__Provided data__
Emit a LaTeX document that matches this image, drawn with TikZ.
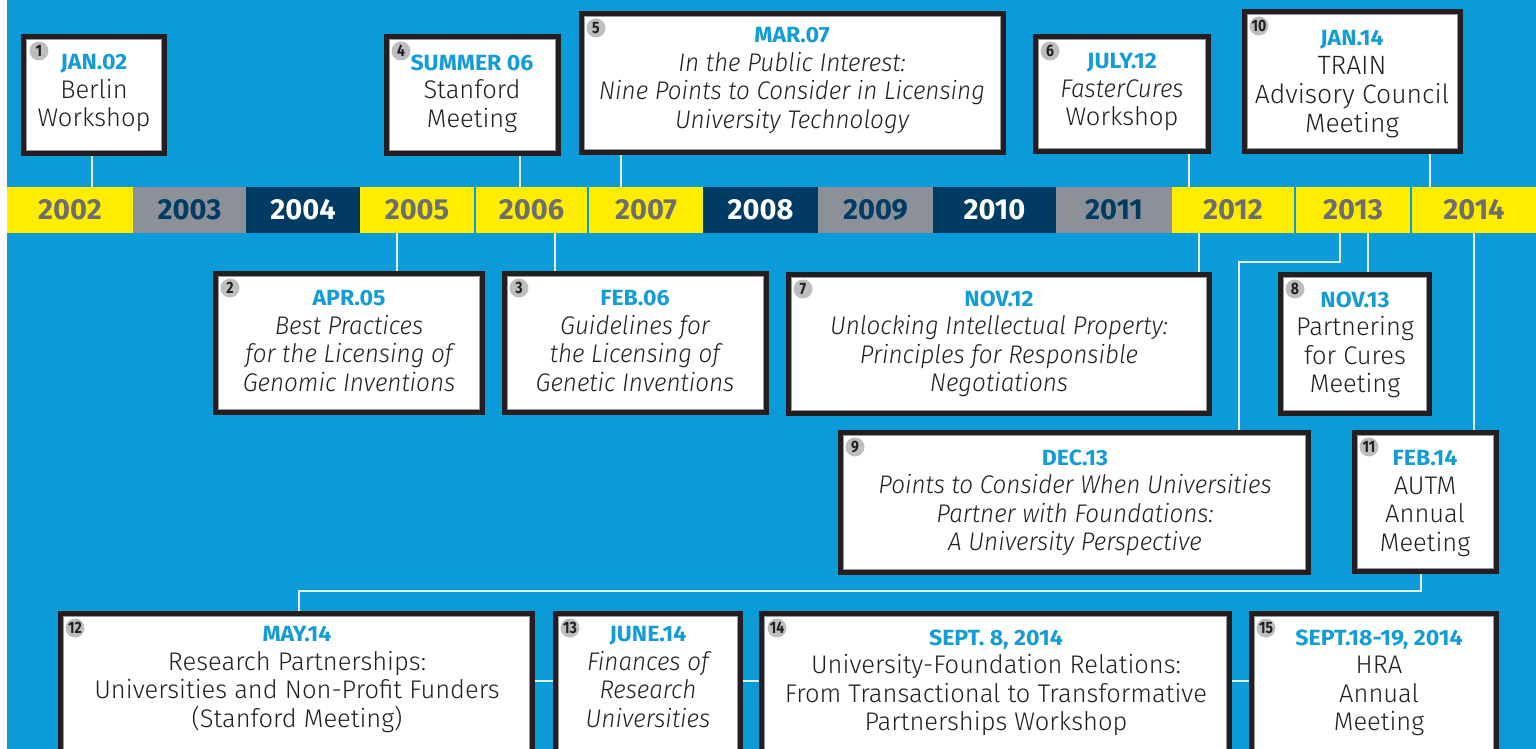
\documentclass[tikz,border=0pt]{standalone}
\usepackage{fontspec}
\setmainfont{Fira Sans}[UprightFont=* Light, ItalicFont=* Light Italic, BoldFont=* Bold, ItalicFeatures={FakeStretch=0.95}]
\newfontfamily\evdatefont{Fira Sans}[UprightFont=* Bold, ItalicFont=* Bold, FakeStretch=1.05]
\newfontfamily\evbadgefont{Fira Sans}[UprightFont=* Bold, ItalicFont=* Bold, FakeStretch=0.85]
\newfontfamily\evyearfont{Fira Sans}[UprightFont=* Bold]
\usetikzlibrary{backgrounds}
\definecolor{bg}{RGB}{11,155,216}
\definecolor{datec}{RGB}{20,156,215}
\definecolor{ink}{RGB}{35,31,32}
\definecolor{yel}{RGB}{255,237,0}
\definecolor{gry}{RGB}{140,144,153}
\definecolor{navy}{RGB}{0,59,100}
\definecolor{yeartxt}{RGB}{109,110,113}
\definecolor{badgec}{RGB}{188,190,192}
\definecolor{connc}{RGB}{225,240,248}
\newcommand\evdate[1]{{\upshape\evdatefont\fontsize{22}{28}\selectfont\color{datec}#1}}
\tikzset{
  evbox/.style={draw=ink, fill=white, line width=5pt, inner sep=0pt, outer sep=0pt, rectangle},
  innerl/.style={draw=black!40, line width=0.8pt},
  badge/.style={circle, fill=badgec, minimum size=19pt, inner sep=0pt, text=ink,
    font=\evbadgefont\fontsize{16.5}{16.5}\selectfont},
  txt/.style={align=center, text=ink, inner sep=0pt, anchor=north,
    font=\fontsize{25.5}{28.5}\selectfont},
  ittxt/.style={txt, font=\fontsize{25.5}{28.5}\selectfont\itshape},
  bigtxt/.style={txt, font=\fontsize{26.5}{28.8}\selectfont},
  seg/.style={rectangle, inner sep=0pt, outer sep=0pt, draw=none,
    font=\evyearfont\fontsize{29}{29}\selectfont},
  conn/.style={draw=connc, line width=1.5pt}
}
\newcommand\evbx[5]{%
  \node[evbox, minimum width={#4-#2-5}, minimum height={#5-#3-5}] (#1) at ({(#2+#4)/2},{(#3+#5)/2}) {};
  \draw[innerl] ([shift={(3,3)}]#1.north west) rectangle ([shift={(-3,-3)}]#1.south east);
}
\newcommand\yr[5]{\node[seg, fill=#4, text=#5, minimum width={#3-#2}, minimum height=46] (y#1) at ({(#2+#3)/2},210) {#1};}
\begin{document}
\begin{tikzpicture}[x=1pt,y=-1pt]
\useasboundingbox (0,0) rectangle (1536,749);
\begin{scope}[on background layer]
  \fill[white] (0,0) rectangle (1536,749);
  \fill[bg] (7,0) rectangle (1536,749);
\end{scope}
\clip (0,0) rectangle (1536,749);
% year bar
\yr{2002}{7}{133}{yel}{yeartxt}
\yr{2003}{133}{246}{gry}{navy}
\yr{2004}{246}{360}{navy}{white}
\yr{2005}{360}{474}{yel}{yeartxt}
\yr{2006}{476}{587}{yel}{yeartxt}
\yr{2007}{589}{703}{yel}{yeartxt}
\yr{2008}{703}{818}{navy}{white}
\yr{2009}{818}{933}{gry}{navy}
\yr{2010}{933}{1056}{navy}{white}
\yr{2011}{1056}{1172}{gry}{navy}
\yr{2012}{1172}{1294}{yel}{yeartxt}
\yr{2013}{1296}{1410}{yel}{yeartxt}
\yr{2014}{1412}{1536}{yel}{yeartxt}
% boxes
\evbx{b1}{21}{34}{167}{156}
\evbx{b4}{384}{34}{561}{156}
\evbx{b5}{579}{11}{1006}{155}
\evbx{b6}{1033}{34}{1211}{154}
\evbx{b10}{1242}{9}{1463}{154}
\evbx{b2}{213}{271}{485}{415}
\evbx{b3}{502}{271}{769}{415}
\evbx{b7}{786}{272}{1212}{416}
\evbx{b8}{1278}{272}{1432}{416}
\evbx{b9}{838}{430}{1311}{575}
\evbx{b11}{1352}{430}{1499}{574}
\evbx{b12}{58}{611}{535}{770}
\evbx{b13}{553}{611}{743}{770}
\evbx{b14}{759}{611}{1232}{770}
\evbx{b15}{1249}{611}{1499}{770}
% badges
\node[badge] (n1) at (39,51) {1};
\node[badge] (n4) at (401,51) {4};
\node[badge] (n5) at (596,28) {5};
\node[badge] (n6) at (1050,51) {6};
\node[badge] (n10) at (1259,26) {10};
\node[badge] (n2) at (230,288) {2};
\node[badge] (n3) at (519,288) {3};
\node[badge] (n7) at (803,289) {7};
\node[badge] (n8) at (1295,289) {8};
\node[badge] (n9) at (855,447) {9};
\node[badge] (n11) at (1369,447) {11};
\node[badge] (n12) at (75,628) {12};
\node[badge] (n13) at (570,628) {13};
\node[badge] (n14) at (777,628) {14};
\node[badge] (n15) at (1266,628) {15};
% texts
\node[txt] (t1) at (94,54.5) {\evdate{JAN.02}\\Berlin\\Workshop};
\node[txt] (t4) at (472,54.5) {\evdate{SUMMER 06}\\Stanford\\Meeting};
\node[ittxt] (t5) at (792,27.5) {\evdate{MAR.07}\\In the Public Interest:\\Nine Points to Consider in Licensing\\University Technology};
\node[txt] (t6) at (1122,53.5) {\evdate{JULY.12}\\\textit{FasterCures}\\Workshop};
\node[bigtxt] (t10) at (1352,30.5) {\evdate{JAN.14}\\TRAIN\\Advisory Council\\Meeting};
\node[ittxt] (t2) at (349,290.5) {\evdate{APR.05}\\Best Practices\\for the Licensing of\\Genomic Inventions};
\node[ittxt] (t3) at (635,290.5) {\evdate{FEB.06}\\Guidelines for\\the Licensing of\\Genetic Inventions};
\node[ittxt] (t7) at (999,290.5) {\evdate{NOV.12}\\Unlocking Intellectual Property:\\Principles for Responsible\\Negotiations};
\node[txt] (t8) at (1355,291.5) {\evdate{NOV.13}\\Partnering\\for Cures\\Meeting};
\node[ittxt] (t9) at (1075,449.5) {\evdate{DEC.13}\\Points to Consider When Universities\\Partner with Foundations:\\A University Perspective};
\node[txt] (t11) at (1425,450.5) {\evdate{FEB.14}\\AUTM\\Annual\\Meeting};
\node[txt] (t12) at (297,626.5) {\evdate{MAY.14}\\Research Partnerships:\\Universities and Non-Profit Funders\\(Stanford Meeting)};
\node[ittxt] (t13) at (648,626.5) {\evdate{JUNE.14}\\Finances of\\Research\\Universities};
\node[txt] (t14) at (996,629.5) {\evdate{SEPT. 8, 2014}\\University-Foundation Relations:\\From Transactional to Transformative\\Partnerships Workshop};
\node[txt] (t15) at (1379,629.5) {\evdate{SEPT.18-19, 2014}\\HRA\\Annual\\Meeting};
% connectors
\coordinate (x1) at (92,0);
\coordinate (x4) at (520,0);
\coordinate (x5) at (621,0);
\coordinate (x6) at (1189,0);
\coordinate (x10) at (1430,0);
\coordinate (x2) at (397,0);
\coordinate (x3) at (555,0);
\coordinate (x7) at (1199,0);
\coordinate (x8) at (1368,0);
\coordinate (x11) at (1474,0);
\coordinate (k9a) at (1340,262);
\coordinate (k9b) at (1239,262);
\coordinate (k12a) at (1421,591);
\coordinate (k12b) at (299,591);
\coordinate (hl) at (0,681);
\begin{scope}[on background layer]
  \draw[conn] (b1.south -| x1) -- (y2002.north -| x1);
  \draw[conn] (b4.south -| x4) -- (y2006.north -| x4);
  \draw[conn] (b5.south -| x5) -- (y2007.north -| x5);
  \draw[conn] (b6.south -| x6) -- (y2012.north -| x6);
  \draw[conn] (b10.south -| x10) -- (y2014.north -| x10);
  \draw[conn] (y2005.south -| x2) -- (b2.north -| x2);
  \draw[conn] (y2006.south -| x3) -- (b3.north -| x3);
  \draw[conn] (y2012.south -| x7) -- (b7.north -| x7);
  \draw[conn] (y2013.south -| x8) -- (b8.north -| x8);
  \draw[conn] (y2013.south -| k9a) -- (k9a) -- (k9b) -- (b9.north -| k9b);
  \draw[conn] (y2014.south -| x11) -- (b11.north -| x11);
  \draw[conn] (b11.south -| k12a) -- (k12a) -- (k12b) -- (b12.north -| k12b);
  \draw[conn] (b12.east |- hl) -- (b15.west |- hl);
\end{scope}
\end{tikzpicture}
\end{document}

__Directions__
Copy out every line where the word "with" occurs.

__Answer in full__
Emit a LaTeX document that matches this image, drawn with TikZ.
\node[ittxt] (t9) at (1075,449.5) {\evdate{DEC.13}\\Points to Consider When Universities\\Partner with Foundations:\\A University Perspective};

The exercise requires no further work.